There were no horses at all on the continent until the Spanish introduced them in the sixteenth century. Their dispersal into wild mustang herds was exclusively a western event, confined to the plains and to the southwest… This meant that no soldier or settler east of the Mississippi, going back to the first settlers, had ever encountered a mounted Indian warrior. There simply weren’t any. … eastern Indians learned to ride horses, but that was long after they had surrendered, and no eastern, midwestern, or southern Native American tribe ever rode into battle.

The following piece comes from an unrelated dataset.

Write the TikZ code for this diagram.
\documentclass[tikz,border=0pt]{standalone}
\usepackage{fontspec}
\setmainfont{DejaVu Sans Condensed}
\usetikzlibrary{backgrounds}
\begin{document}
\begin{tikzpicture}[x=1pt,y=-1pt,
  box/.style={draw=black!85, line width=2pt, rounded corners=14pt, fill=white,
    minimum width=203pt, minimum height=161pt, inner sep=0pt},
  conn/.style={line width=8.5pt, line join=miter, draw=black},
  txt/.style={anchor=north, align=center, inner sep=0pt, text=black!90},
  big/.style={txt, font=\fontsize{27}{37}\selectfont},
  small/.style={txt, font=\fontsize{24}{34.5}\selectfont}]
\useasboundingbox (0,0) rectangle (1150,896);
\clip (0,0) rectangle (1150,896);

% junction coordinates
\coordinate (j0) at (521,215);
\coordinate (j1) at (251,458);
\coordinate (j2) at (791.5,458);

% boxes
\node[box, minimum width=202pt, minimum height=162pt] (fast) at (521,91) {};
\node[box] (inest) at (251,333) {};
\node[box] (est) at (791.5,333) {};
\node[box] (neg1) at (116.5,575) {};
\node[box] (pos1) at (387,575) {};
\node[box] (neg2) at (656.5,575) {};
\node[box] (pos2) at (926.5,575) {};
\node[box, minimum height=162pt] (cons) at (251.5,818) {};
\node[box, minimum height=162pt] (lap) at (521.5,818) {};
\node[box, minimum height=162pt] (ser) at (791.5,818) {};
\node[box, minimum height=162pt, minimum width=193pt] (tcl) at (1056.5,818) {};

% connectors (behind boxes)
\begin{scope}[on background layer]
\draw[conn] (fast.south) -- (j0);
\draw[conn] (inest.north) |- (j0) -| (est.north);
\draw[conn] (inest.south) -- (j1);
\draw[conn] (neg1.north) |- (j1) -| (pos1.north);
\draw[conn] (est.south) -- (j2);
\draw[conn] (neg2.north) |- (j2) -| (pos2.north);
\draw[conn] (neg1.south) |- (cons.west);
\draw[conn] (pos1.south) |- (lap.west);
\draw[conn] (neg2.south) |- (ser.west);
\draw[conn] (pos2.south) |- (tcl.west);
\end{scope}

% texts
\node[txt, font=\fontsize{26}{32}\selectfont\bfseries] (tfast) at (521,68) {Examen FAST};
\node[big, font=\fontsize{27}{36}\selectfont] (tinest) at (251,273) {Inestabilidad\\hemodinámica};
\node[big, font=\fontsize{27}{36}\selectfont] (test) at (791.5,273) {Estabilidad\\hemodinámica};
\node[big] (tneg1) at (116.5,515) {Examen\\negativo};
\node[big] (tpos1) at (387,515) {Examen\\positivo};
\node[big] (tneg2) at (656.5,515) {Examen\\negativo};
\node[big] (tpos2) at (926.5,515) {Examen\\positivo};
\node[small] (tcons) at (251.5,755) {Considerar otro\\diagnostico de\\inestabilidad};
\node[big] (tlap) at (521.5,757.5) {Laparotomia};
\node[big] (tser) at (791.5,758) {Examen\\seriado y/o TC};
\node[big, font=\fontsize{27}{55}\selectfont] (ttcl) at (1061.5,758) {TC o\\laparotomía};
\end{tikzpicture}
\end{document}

A good, enlightening and sobering read.

§   On telly… Relatedly, in the same month we finished watching all three seasons of Deadwood in preparation for the forthcoming movie. It was just as good second time around, helped by me remembering almost nothing about it or most of the characters. A few plots were like OH MY GOD life-and-death situations when they didn’t seem to be that serious to me and I wondered if I’d missed something crucial in the wordy dialogue. But generally, still brilliant.

We gave up on Pose after 1½ episodes. I was hoping to like it, given the interesting setting, but either the script or the acting of both felt pretty clunky and I wasn’t convinced by any character. Maybe, in style, it’s supposed to be a pastiche of clunky 80s TV dramas? You know, from back when American TV drama was regarded as generally bad.

We watched the first season of Babylon Berlin which was good and looked great. It’s not as deep/complex as I’d hoped but I’m constantly disappointed on that front with TV. It’s a good noir-y thriller. It’ll be interesting to see how it progresses, assuming it continues to mirror Volker Kutscher’s series of books leading up to the eve of World War II. (Kutscher doesn’t have a page on English Wikipedia…)

We’ve also watched the five-sixths-so-far of season five of Line of Duty which has been on a par with the previous seasons: plotting to keep you gripped despite the endless sequence of expository lines that can only be delivered in a wooden fashion.

§   Also in April… we saw The Sisters Brothers which… was fine, but for some reason I thought it was going to be a Coen-Brothers-style western romp but it was actually slower and more serious than that. I couldn’t shake my expectation for the entire film so didn’t enjoy it as much as I probably would have done otherwise.

I saw the Pierre Bonnard exhibition at Tate Modern, although not much about it grabbed me. I liked how some of the images were composed almost like hasty camera snaps, with people at the edge of, or disappearing out of, the frame. But otherwise I was missing whatever I was supposed to see in the work.

And on the last day of the month I saw the Don McCullin retrospective at Tate Britain. That was good. Some of it was hard to look at — war, famine, war and famine — but I loved some of the photos.

§   I think that’s about all for April. I hope May’s going well for you so far.